## Problem statement
Keep only the lines of the data below that contain "this", and copy them.

## Records for the exercise
===

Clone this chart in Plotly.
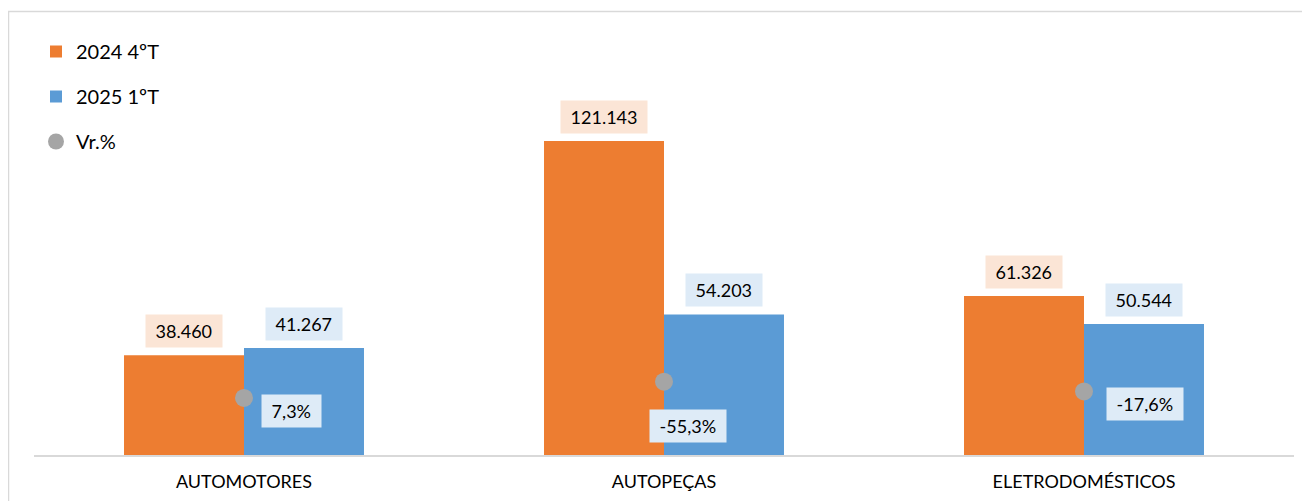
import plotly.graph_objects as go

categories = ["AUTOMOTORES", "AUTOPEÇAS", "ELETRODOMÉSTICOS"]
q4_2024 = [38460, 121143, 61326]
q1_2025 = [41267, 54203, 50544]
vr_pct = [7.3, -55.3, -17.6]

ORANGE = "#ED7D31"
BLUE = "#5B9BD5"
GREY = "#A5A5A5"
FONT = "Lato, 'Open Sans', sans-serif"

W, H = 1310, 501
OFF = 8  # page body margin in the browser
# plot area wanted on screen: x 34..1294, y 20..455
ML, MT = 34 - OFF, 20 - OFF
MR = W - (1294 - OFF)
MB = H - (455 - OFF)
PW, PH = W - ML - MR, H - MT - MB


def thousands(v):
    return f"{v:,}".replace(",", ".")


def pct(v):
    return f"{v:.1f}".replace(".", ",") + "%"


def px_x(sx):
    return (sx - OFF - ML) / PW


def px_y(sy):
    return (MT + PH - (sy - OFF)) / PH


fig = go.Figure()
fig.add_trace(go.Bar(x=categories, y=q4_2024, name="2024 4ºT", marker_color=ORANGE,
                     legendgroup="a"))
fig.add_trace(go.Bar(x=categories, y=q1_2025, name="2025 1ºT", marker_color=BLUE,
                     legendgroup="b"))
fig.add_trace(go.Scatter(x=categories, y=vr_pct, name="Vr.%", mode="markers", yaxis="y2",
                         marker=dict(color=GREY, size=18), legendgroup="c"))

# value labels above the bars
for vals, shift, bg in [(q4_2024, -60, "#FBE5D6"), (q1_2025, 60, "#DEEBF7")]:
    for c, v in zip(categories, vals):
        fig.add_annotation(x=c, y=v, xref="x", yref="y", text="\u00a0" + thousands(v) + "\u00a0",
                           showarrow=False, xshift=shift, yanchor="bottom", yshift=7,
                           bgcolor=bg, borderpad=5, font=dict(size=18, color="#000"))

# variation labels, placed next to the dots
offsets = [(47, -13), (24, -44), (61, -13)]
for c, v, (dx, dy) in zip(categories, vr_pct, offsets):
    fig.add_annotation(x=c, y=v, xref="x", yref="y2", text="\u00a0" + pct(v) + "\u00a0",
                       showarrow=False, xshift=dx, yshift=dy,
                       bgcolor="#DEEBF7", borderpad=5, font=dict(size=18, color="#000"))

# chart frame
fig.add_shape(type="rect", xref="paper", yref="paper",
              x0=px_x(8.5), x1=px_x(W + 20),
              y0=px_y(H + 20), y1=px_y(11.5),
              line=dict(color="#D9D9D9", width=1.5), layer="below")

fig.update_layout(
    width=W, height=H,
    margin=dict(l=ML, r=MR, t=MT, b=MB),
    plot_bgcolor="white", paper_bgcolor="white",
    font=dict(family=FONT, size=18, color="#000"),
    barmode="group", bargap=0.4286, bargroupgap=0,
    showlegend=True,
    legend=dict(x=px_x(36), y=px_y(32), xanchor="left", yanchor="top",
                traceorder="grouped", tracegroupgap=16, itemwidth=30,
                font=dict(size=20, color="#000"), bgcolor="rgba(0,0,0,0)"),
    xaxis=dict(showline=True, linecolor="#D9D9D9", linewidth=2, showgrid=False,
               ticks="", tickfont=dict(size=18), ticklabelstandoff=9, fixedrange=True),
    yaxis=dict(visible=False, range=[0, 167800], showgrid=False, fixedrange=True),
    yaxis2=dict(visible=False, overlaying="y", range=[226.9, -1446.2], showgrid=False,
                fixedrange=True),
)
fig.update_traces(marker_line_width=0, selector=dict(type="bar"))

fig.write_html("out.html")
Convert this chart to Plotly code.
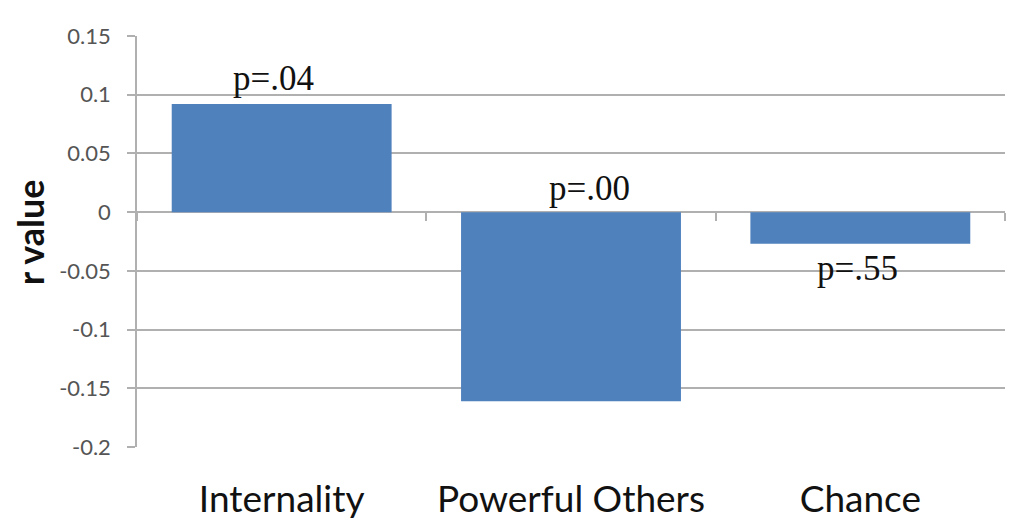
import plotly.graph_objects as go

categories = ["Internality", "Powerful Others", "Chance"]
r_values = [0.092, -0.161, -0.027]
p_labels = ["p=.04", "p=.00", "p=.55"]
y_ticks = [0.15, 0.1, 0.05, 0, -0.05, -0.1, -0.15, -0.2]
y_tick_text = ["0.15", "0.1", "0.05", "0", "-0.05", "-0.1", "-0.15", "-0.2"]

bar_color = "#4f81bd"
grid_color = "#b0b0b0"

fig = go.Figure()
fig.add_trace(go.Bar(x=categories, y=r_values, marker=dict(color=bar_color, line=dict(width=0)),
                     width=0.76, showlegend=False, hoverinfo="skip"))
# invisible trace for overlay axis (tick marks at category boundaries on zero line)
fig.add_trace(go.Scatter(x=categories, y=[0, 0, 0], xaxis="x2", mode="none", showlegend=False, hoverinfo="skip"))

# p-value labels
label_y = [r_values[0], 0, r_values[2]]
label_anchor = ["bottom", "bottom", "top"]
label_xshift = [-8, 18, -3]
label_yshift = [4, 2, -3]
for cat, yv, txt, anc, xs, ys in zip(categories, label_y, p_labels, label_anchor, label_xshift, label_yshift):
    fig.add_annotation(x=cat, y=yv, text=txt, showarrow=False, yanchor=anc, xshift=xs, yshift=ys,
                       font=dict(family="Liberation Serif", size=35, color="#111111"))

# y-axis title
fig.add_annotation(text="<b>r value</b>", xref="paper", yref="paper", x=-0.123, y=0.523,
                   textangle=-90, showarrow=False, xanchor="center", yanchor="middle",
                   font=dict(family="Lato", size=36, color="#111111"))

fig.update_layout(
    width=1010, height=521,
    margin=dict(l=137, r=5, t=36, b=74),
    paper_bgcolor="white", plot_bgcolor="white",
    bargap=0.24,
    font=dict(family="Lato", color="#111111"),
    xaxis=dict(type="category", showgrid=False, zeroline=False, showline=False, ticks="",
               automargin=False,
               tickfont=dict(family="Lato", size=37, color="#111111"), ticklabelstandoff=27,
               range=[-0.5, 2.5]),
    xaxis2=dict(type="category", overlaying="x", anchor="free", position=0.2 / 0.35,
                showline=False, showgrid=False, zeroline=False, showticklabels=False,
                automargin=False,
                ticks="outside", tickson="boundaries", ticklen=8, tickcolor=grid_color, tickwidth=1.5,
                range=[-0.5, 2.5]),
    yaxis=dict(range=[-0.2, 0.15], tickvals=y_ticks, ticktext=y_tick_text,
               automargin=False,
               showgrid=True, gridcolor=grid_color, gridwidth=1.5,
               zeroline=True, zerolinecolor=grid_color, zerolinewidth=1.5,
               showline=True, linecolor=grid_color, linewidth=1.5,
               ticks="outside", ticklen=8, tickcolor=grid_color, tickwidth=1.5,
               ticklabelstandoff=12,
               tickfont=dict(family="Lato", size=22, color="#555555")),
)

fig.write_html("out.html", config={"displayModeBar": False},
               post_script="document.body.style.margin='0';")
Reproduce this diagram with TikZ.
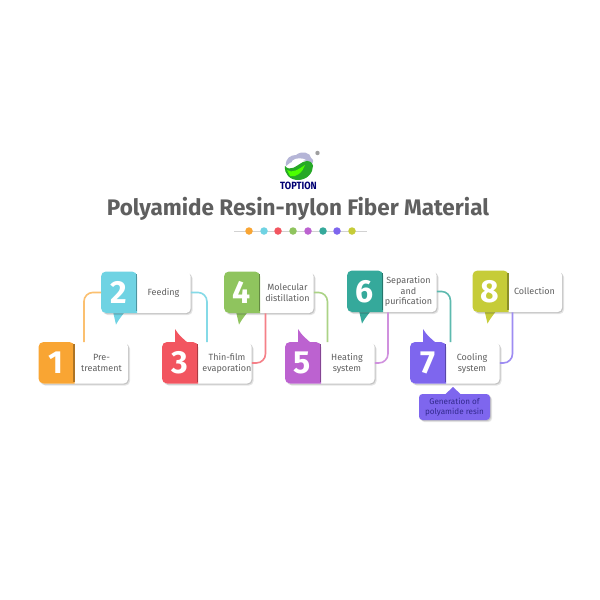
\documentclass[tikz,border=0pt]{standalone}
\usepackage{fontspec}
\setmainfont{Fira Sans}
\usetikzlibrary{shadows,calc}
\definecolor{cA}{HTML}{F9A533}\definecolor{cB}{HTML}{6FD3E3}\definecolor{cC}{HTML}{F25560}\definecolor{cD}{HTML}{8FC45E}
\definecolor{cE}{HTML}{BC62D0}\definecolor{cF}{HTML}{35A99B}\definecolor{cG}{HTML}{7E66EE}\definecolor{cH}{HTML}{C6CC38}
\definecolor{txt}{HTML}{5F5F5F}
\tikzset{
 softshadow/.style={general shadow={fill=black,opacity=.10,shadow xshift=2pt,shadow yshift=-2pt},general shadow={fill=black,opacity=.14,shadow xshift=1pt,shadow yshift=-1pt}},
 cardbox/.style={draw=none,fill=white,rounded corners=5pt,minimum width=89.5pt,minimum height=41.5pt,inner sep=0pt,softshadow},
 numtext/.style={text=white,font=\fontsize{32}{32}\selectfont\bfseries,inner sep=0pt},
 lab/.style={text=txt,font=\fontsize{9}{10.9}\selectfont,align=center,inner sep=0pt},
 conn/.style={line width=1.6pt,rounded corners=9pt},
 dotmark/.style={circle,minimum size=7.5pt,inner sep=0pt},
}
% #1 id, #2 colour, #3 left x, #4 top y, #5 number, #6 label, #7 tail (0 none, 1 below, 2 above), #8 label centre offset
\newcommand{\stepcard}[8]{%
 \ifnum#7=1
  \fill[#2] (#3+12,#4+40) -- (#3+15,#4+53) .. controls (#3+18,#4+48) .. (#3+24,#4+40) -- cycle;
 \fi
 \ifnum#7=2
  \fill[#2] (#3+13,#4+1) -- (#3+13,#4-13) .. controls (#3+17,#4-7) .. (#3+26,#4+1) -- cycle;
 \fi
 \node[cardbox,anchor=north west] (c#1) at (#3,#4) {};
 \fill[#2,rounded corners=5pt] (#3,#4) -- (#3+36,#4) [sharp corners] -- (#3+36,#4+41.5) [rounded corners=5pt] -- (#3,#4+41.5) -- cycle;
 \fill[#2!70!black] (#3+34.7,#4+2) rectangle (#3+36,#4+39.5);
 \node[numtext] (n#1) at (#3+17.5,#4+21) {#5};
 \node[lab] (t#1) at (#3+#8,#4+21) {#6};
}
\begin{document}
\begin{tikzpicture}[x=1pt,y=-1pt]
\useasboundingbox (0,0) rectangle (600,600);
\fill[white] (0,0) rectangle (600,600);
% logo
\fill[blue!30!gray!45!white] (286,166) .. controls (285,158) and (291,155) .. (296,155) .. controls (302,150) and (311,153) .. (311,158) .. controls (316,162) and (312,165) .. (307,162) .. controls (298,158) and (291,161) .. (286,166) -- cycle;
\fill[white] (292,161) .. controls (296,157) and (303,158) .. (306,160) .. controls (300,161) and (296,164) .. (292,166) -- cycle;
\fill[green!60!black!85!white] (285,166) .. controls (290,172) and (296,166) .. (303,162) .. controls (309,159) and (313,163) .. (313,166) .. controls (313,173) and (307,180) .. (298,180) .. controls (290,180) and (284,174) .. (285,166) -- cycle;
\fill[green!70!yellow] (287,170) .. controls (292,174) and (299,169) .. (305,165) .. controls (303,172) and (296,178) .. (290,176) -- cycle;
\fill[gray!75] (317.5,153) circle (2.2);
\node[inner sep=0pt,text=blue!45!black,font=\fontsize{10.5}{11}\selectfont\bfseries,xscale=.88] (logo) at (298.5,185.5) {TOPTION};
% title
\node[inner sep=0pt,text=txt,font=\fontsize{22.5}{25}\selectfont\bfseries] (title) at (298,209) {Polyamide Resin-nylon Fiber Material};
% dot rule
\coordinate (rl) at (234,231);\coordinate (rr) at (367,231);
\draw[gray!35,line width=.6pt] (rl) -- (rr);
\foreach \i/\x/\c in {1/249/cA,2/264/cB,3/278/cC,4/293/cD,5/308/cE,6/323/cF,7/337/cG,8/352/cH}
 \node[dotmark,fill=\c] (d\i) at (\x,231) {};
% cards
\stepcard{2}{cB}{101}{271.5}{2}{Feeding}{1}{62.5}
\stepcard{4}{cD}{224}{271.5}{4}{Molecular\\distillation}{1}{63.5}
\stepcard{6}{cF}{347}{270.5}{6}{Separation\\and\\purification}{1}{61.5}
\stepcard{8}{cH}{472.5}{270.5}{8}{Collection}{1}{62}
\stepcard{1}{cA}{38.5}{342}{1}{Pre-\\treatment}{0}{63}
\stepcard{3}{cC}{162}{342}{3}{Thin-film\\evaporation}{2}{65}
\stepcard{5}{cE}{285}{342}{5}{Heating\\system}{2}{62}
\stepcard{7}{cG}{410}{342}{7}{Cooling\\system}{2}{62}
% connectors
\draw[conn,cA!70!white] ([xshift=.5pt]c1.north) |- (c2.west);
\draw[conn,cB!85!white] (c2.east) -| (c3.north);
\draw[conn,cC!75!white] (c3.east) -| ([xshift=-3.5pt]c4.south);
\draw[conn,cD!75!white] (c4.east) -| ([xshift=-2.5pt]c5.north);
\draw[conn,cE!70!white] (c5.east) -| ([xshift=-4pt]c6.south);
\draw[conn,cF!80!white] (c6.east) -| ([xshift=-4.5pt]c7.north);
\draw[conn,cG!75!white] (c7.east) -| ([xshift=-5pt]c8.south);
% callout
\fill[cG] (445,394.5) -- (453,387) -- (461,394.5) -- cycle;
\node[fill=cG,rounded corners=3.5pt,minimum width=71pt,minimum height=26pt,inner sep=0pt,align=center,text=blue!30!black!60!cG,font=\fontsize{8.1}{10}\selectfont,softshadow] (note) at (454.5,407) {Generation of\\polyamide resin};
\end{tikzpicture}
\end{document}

===

## Output of the exercise
Clone this chart in Plotly.
Convert this chart to Plotly code.
Reproduce this diagram with TikZ.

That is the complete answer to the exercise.